Wednesday, November 17, 2010

There's no mystery about who inspired the sleuthing reporter Jinnah

By Tom Hawthorn
Special to The Globe and Mail
November 17, 2010

VICTORIA

Hakeem Jinnah is back, my friend.

The crime-solving reporter for the Vancouver Tribune returns in a mystery novel featuring a decapitated body, a drug cartel, and a crazed religious sect.

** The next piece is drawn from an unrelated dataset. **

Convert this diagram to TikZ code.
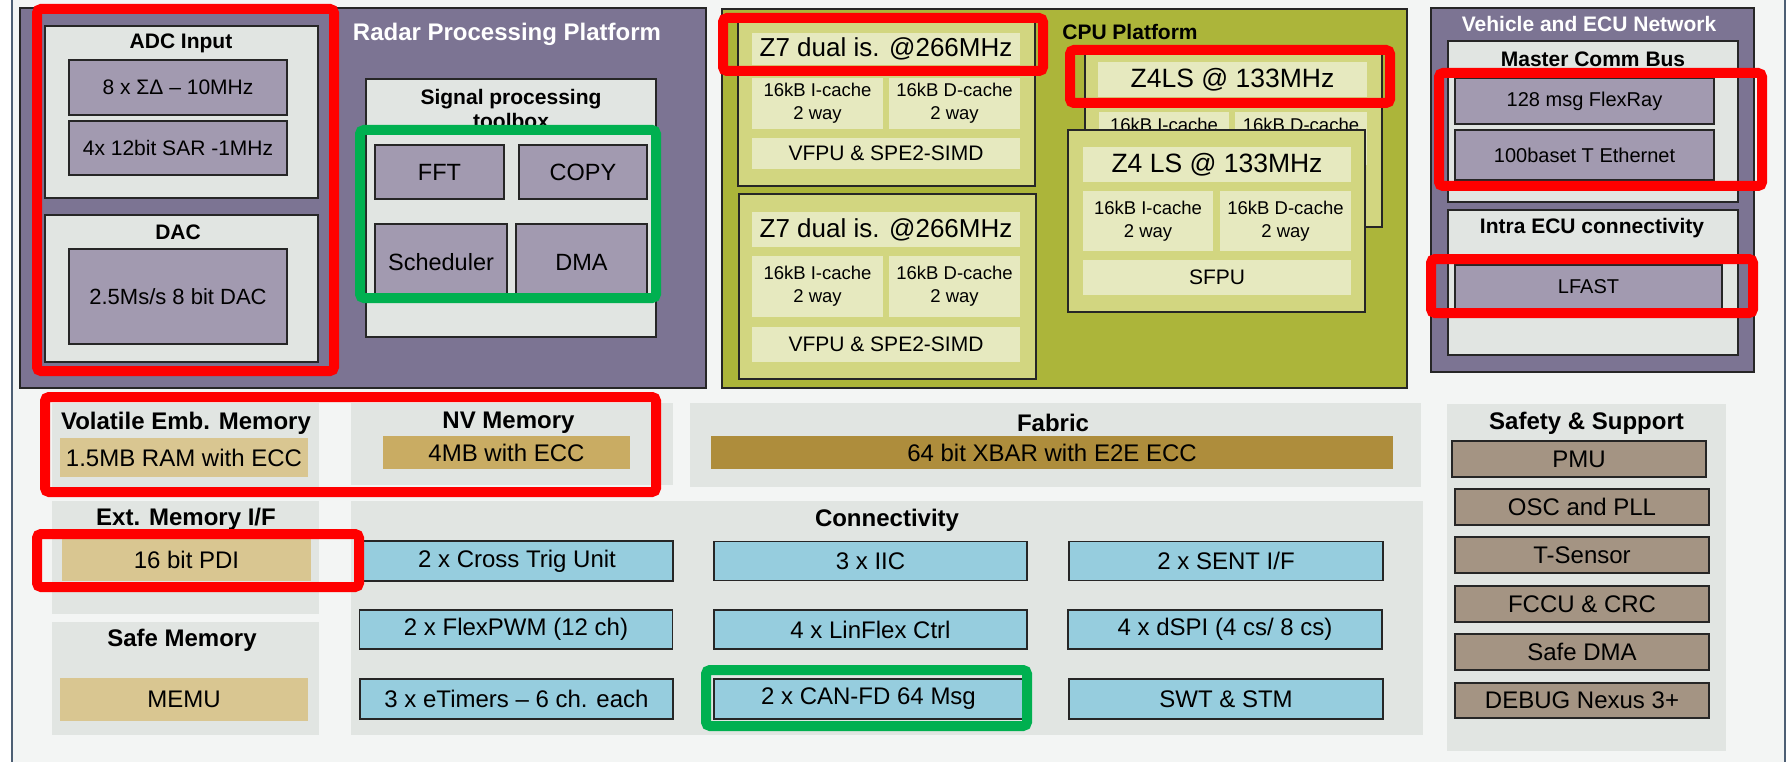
\documentclass[tikz,border=0pt]{standalone}
\usepackage{fontspec}
\setmainfont{Liberation Sans}
\usepackage{xcolor}
\definecolor{platpurple}{HTML}{7C7493}
\definecolor{boxgray}{HTML}{E1E5E2}
\definecolor{lav}{HTML}{A29AB0}
\definecolor{cpuolive}{HTML}{ACB53A}
\definecolor{corefill}{HTML}{D2D680}
\definecolor{corepad}{HTML}{E6E9BF}
\definecolor{tanlight}{HTML}{D9C691}
\definecolor{tanmid}{HTML}{C9AC63}
\definecolor{tandark}{HTML}{AE8D3C}
\definecolor{cyanblk}{HTML}{96CDDE}
\definecolor{taupe}{HTML}{A49483}
\definecolor{pagebg}{HTML}{F3F5F4}
\definecolor{framecol}{HTML}{4D5F74}
\definecolor{edge}{HTML}{262626}
\definecolor{markgreen}{HTML}{00B050}

\begin{document}
\begin{tikzpicture}[x=1pt, y=-1pt,
    sz/.style 2 args={minimum width=#1pt, minimum height=#2pt},
    txt/.style={font=\fontsize{#1}{#1}\selectfont},
    plat/.style={draw=edge, line width=1.8pt, fill=#1, inner sep=0pt},
    grp/.style={draw=edge, line width=1.5pt, fill=boxgray, inner sep=0pt},
    zone/.style={fill=boxgray, inner sep=0pt},
    ttl/.style={font=\bfseries\fontsize{#1}{#1}\selectfont, inner sep=0pt},
    blk/.style={draw=edge, line width=1.5pt, fill=#1, inner sep=0pt},
    pad/.style={fill=#1, inner sep=0pt},
    cache/.style={pad=corepad, align=center, font=\fontsize{18.5}{23}\selectfont},
    hilite/.style={draw=#1, line width=10pt, rounded corners=4pt}]
    \useasboundingbox (0,0) rectangle (1787,762);
    \fill[pagebg] (12,0) rectangle (1785,762);
    \draw[framecol, line width=2.5pt] (12,0) -- (12,762) (1785,0) -- (1785,762);

    % radar processing platform
    \node[plat=platpurple, sz={686}{380}] (rpp) at (363,198) {};
    \node[ttl=24, text=white] (rppt) at (507,34) {Radar Processing Platform};
    \node[grp, sz={273}{172}] (adcbox) at (181.5,112) {};
    \node[ttl=21] (adct) at (181,43) {ADC Input};
    \node[blk=lav, sz={218}{55}, txt=21] (adcsd) at (178,87.5) {8 x ΣΔ – 10MHz};
    \node[blk=lav, sz={218}{54}, txt=21] (adcsar) at (178,148) {4x 12bit SAR -1MHz};
    \node[grp, sz={273}{147}] (dacbox) at (181.5,288.5) {};
    \node[ttl=21] (dact) at (178,232) {DAC};
    \node[blk=lav, sz={218}{95}, txt=22] (dacout) at (178,296.5) {2.5Ms/s 8 bit DAC};
    \node[grp, sz={290}{258}] (sptbox) at (511,208) {};
    \node[ttl=21, align=center, font=\bfseries\fontsize{21}{24.5}\selectfont] (sptt) at (511,109) {Signal processing\\toolbox};
    \node[blk=lav, sz={129}{54}, txt=23.5] (fft) at (439.5,172) {FFT};
    \node[blk=lav, sz={128}{54}, txt=23.5] (copy) at (583,172) {COPY};
    \node[blk=lav, sz={132}{76}, txt=23.5] (sched) at (441,262) {Scheduler};
    \node[blk=lav, sz={131}{76}, txt=23.5] (dma) at (581.5,262) {DMA};

    % cpu platform
    \node[plat=cpuolive, sz={685}{379}] (cpu) at (1064.5,198.5) {};
    \node[ttl=21] (cput) at (1130,32) {CPU Platform};
    \node[blk=corefill, sz={297}{165}] (z7a) at (886.5,103.5) {};
    \node[pad=corepad, sz={268}{32}, txt=26] (z7ahdr) at (886,49) {Z7 dual is. @266MHz};
    \node[cache, sz={131}{51}] (z7aic) at (817.5,103.5) {16kB I-cache\\2 way};
    \node[cache, sz={131}{51}] (z7adc) at (954.5,103.5) {16kB D-cache\\2 way};
    \node[pad=corepad, sz={268}{31}, txt=21] (z7afpu) at (886,153.5) {VFPU \& SPE2-SIMD};
    \node[blk=corefill, sz={297}{185}] (z7b) at (887.5,286.5) {};
    \node[pad=corepad, sz={268}{35}, txt=26] (z7bhdr) at (886,229.5) {Z7 dual is. @266MHz};
    \node[cache, sz={131}{61}] (z7bic) at (817.5,286.5) {16kB I-cache\\2 way};
    \node[cache, sz={131}{61}] (z7bdc) at (954.5,286.5) {16kB D-cache\\2 way};
    \node[pad=corepad, sz={268}{35}, txt=21] (z7bfpu) at (886,344.5) {VFPU \& SPE2-SIMD};
    \node[blk=corefill, sz={297}{175}] (z4b) at (1233.5,139.5) {};
    \node[pad=corepad, sz={269}{35}, txt=26.5] (z4bhdr) at (1232.5,79.5) {Z4LS @ 133MHz};
    \node[cache, sz={130}{53}] (z4bic) at (1164,138.5) {16kB I-cache\\2 way};
    \node[cache, sz={132}{53}] (z4bdc) at (1301,138.5) {16kB D-cache\\2 way};
    \node[blk=corefill, sz={297}{182}] (z4f) at (1216.5,221) {};
    \node[pad=corepad, sz={268}{35}, txt=26.5] (z4fhdr) at (1217,164.5) {Z4 LS @ 133MHz};
    \node[cache, sz={130}{60}] (z4fic) at (1148,221) {16kB I-cache\\2 way};
    \node[cache, sz={131}{60}] (z4fdc) at (1285.5,221) {16kB D-cache\\2 way};
    \node[pad=corepad, sz={268}{35}, txt=21] (z4ffpu) at (1217,277.5) {SFPU};

    % vehicle and ecu network
    \node[plat=platpurple, sz={323}{364}] (veh) at (1592.5,190) {};
    \node[ttl=21, text=white] (veht) at (1589,24) {Vehicle and ECU Network};
    \node[grp, sz={290}{161}] (mcb) at (1593,121.5) {};
    \node[ttl=21] (mcbt) at (1593,59) {Master Comm Bus};
    \node[blk=lav, sz={259}{46}, txt=20] (flexray) at (1584.5,101) {128 msg FlexRay};
    \node[blk=lav, sz={259}{50}, txt=20] (eth) at (1584.5,155) {100baset T Ethernet};
    \node[grp, sz={290}{145}] (iecu) at (1593,282.5) {};
    \node[ttl=21] (iecut) at (1592,228) {Intra ECU connectivity};
    \node[blk=lav, sz={267}{44}, txt=20] (lfast) at (1588.5,287) {LFAST};

    % memories and fabric
    \node[zone, sz={267}{84}] (vem) at (185.5,445) {};
    \node[ttl=24] (vemt) at (186,423) {Volatile Emb. Memory};
    \node[pad=tanlight, sz={248}{39}, txt=24] (ram) at (184,457.5) {1.5MB RAM with ECC};
    \node[zone, sz={322}{82}] (nvm) at (512,444) {};
    \node[ttl=24] (nvmt) at (508.5,423) {NV Memory};
    \node[pad=tanmid, sz={247}{33}, txt=24] (nvflash) at (506.5,452.5) {4MB with ECC};
    \node[zone, sz={731}{84}] (fab) at (1055.5,445) {};
    \node[ttl=24] (fabt) at (1053,423) {Fabric};
    \node[pad=tandark, sz={682}{33}, txt=24] (xbar) at (1052,452.5) {64 bit XBAR with E2E ECC};
    \node[zone, sz={267}{113}] (emi) at (185.5,557.5) {};
    \node[ttl=24] (emit) at (186,519) {Ext. Memory I/F};
    \node[pad=tanlight, sz={249}{42}, txt=24] (pdi) at (186.5,560) {16 bit PDI};
    \node[zone, sz={267}{113}] (sfm) at (185.5,678.5) {};
    \node[ttl=24] (sfmt) at (182,640) {Safe Memory};
    \node[pad=tanlight, sz={248}{43}, txt=24] (memu) at (184,699.5) {MEMU};

    % connectivity
    \node[zone, sz={1072}{234}] (con) at (887,618) {};
    \node[ttl=24] (cont) at (887,520) {Connectivity};
    \node[blk=cyanblk, sz={312}{40}, txt=24] (ctu) at (517,561) {2 x Cross Trig Unit};
    \node[blk=cyanblk, sz={313}{39}, txt=24] (iic) at (870.5,561) {3 x IIC};
    \node[blk=cyanblk, sz={314}{39}, txt=24] (sent) at (1226,561) {2 x SENT I/F};
    \node[blk=cyanblk, sz={313}{39}, txt=24] (pwm) at (516,629.5) {2 x FlexPWM (12 ch)};
    \node[blk=cyanblk, sz={313}{39}, txt=24] (lin) at (870.5,629.5) {4 x LinFlex Ctrl};
    \node[blk=cyanblk, sz={314}{39}, txt=24] (dspi) at (1225,629.5) {4 x dSPI (4 cs/ 8 cs)};
    \node[blk=cyanblk, sz={313}{40}, txt=24] (etim) at (516.5,699) {3 x eTimers – 6 ch. each};
    \node[blk=cyanblk, sz={309}{40}, txt=24] (can) at (868.5,699) {2 x CAN-FD 64 Msg};
    \node[blk=cyanblk, sz={314}{40}, txt=24] (swt) at (1226,699) {SWT \& STM};

    % safety and support
    \node[zone, sz={279}{347}] (saf) at (1586.5,577.5) {};
    \node[ttl=24] (saft) at (1586.5,423) {Safety \& Support};
    \node[blk=taupe, sz={254}{36}, txt=24] (pmu) at (1579,459) {PMU};
    \node[blk=taupe, sz={254}{36}, txt=24] (osc) at (1582,507) {OSC and PLL};
    \node[blk=taupe, sz={254}{36}, txt=24] (tsen) at (1582,555) {T-Sensor};
    \node[blk=taupe, sz={254}{36}, txt=24] (fccu) at (1582,604) {FCCU \& CRC};
    \node[blk=taupe, sz={254}{36}, txt=24] (sdma) at (1582,652) {Safe DMA};
    \node[blk=taupe, sz={254}{35}, txt=24] (dbg) at (1582,700.5) {DEBUG Nexus 3+};

    % highlight frames
    \draw[hilite=red] (37,9) rectangle (334,371);
    \draw[hilite=red] (723,18) rectangle (1043,71);
    \draw[hilite=red] (1070,50) rectangle (1390,103);
    \draw[hilite=red] (1439,73) rectangle (1762,186);
    \draw[hilite=red] (1431,259) rectangle (1753,313);
    \draw[hilite=red] (45,397) rectangle (656,492);
    \draw[hilite=red] (37,534) rectangle (359,587);
    \draw[hilite=markgreen] (360,130) rectangle (656,298);
    \draw[hilite=markgreen] (706,670) rectangle (1027,726);
\end{tikzpicture}
\end{document}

Mr. Jinnah is a great character — a headline-grabbing Ismaili Muslim with a taste for strong perfume and weak coffee, whose every oleaginous statement is punctuated by the words “my friend.” The reportorial Poirot is a flirtatious, pill-popping hypochondriac who opens his silk shirts wide to reveal the “African rug” on his chest, possessor of good instincts but a weak stomach

He is the creation of Don Hauka, a New Westminster author who recalls an early Jinnah project being rejected because the character lacked verisimilitude. The judgment sent him scrambling for a dictionary. How could they say Jinnah wasn’t a true-to-life character? He was based on a real person.

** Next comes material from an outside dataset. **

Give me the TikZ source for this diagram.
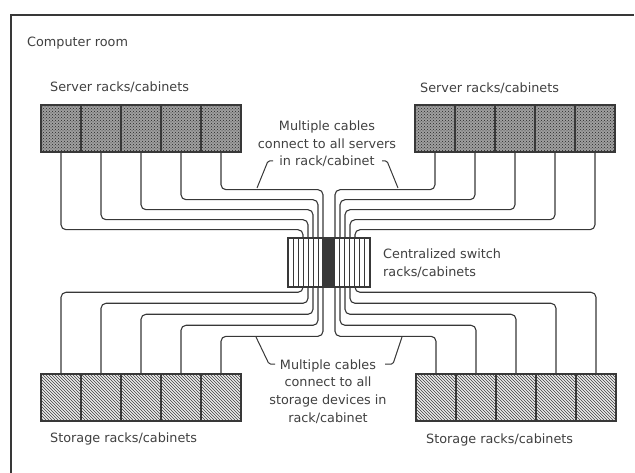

Mr. Hauka got the newspapering bug as a high school student in his birthplace of Gibsons, where he helped produce a weekly paper at Elphinstone Secondary. He also covered sports and school-board meetings for the Coast News, an independent newspaper still produced with hot lead.

A short stint at the Williams Lake Tribune was followed by a time at a university student newspaper before he dropped out to take a job at a journal in a Vancouver suburb. It folded, and he got hired by the rival, only to quit when told the three telephones in the office were for the exclusive use of the advertising sales people. Reporters were expected to use the payphone down the street.

Being hired as even a temporary reporter at The Province, the No. 2 newspaper in a two-newspaper town, seemed an entree into the big-time world of a big-city newspaper. He was understandably eager to make an impression.

“I walk into the newsroom and there’s this guy who’s got his feet up on the desk, leaning back in his chair, almost horizontal,” he said. “He’s drinking a coffee and you can smell the sugar from here. He’s got this low, deep voice and he’s saying, ‘My friend, my friend, I can’t believe it, it can’t be true, no, no, no.’

“He comes over to me and says, ‘What’s your name?’ I say, ‘Don Hauka.’ ”

He asks if Mr. Hauka is any relation to Helmut Rauca, a Nazi war criminal who hid in Canada after the war.

“No, no relation. I’m Hauka, not Rauca.”

The big news that day was the discovery in South America of the remains of Dr. Josef Mengele, the infamous Angel of Death of a Nazi concentration camp.

“Donald, Donald, come here,” the man said, pointing to an open telephone book. “Do you see that name there? What is that name?”

“That’s a Mr. Joseph Mengay who lives on West 41st,” Mr. Hauka replied.

“I want you to phone him. You phone him, my friend, and you say, ‘Are you not in fact Joseph Mengele, the Auschwitz butcher, the Angel of Death?’ ”

Mr. Hauka answered, “But he’ll say no and probably not politely.”

“Ah, but then you have a story,” he said, beginning to dictate. “Vancouver man denies he’s Joseph Mengele, whose remains have purported to be found. But The Province has learned ...”

That was Mr. Hauka’s introduction to Salim Jiwa, a Tanzanian-born reporter with whom he would soon after co-author a book on the Air-India bombing. An updated edition was released four years ago.

Like his alter ego, Mr. Jiwa is a headline-grabbing Ismaili Muslim with a taste for strong perfume and weak coffee, whose every oleaginous statement is punctuated by the words “my friend.”

Both the author and his inspiration have since left the newspaper. Mr. Hauka is a communications consultant, while Mr. Jiwa edits and publishes the Vancouverite online news website.

Mr. Jiwa’s reporting methods were not universally admired, as his own newspaper once described the Jinnah character as being “based loosely on real life — like many of Salim’s stories.”

The resourceful reporter debuted in Mr. Jinnah: Securities, a novel about the mysterious death of a shady stock promoter. A made-for-TV movie — Jinnah on Crime: Pizza 101 — aired on the CBC eight years ago.

The fictional reporter returns this week with the launch of She Demons (Dundern, $11.99), a rollicking adventure with peppy dialogue and plenty of inside jokes for the careful reader. (An aside about Scotch and cornflakes will revive memories of a scandal regarding the breakfast libations of certain British Columbia politicians.)

Set in such familiar landscapes as the downtown eastside, the Punjab Market on Main Street, and the confusing sameness of suburban Surrey, the mystery is tackled in exciting fashion by a character whom many might at first find off-putting, or offensive.

As the protagonist says, “They always end up loving Jinnah in the end, my friend.”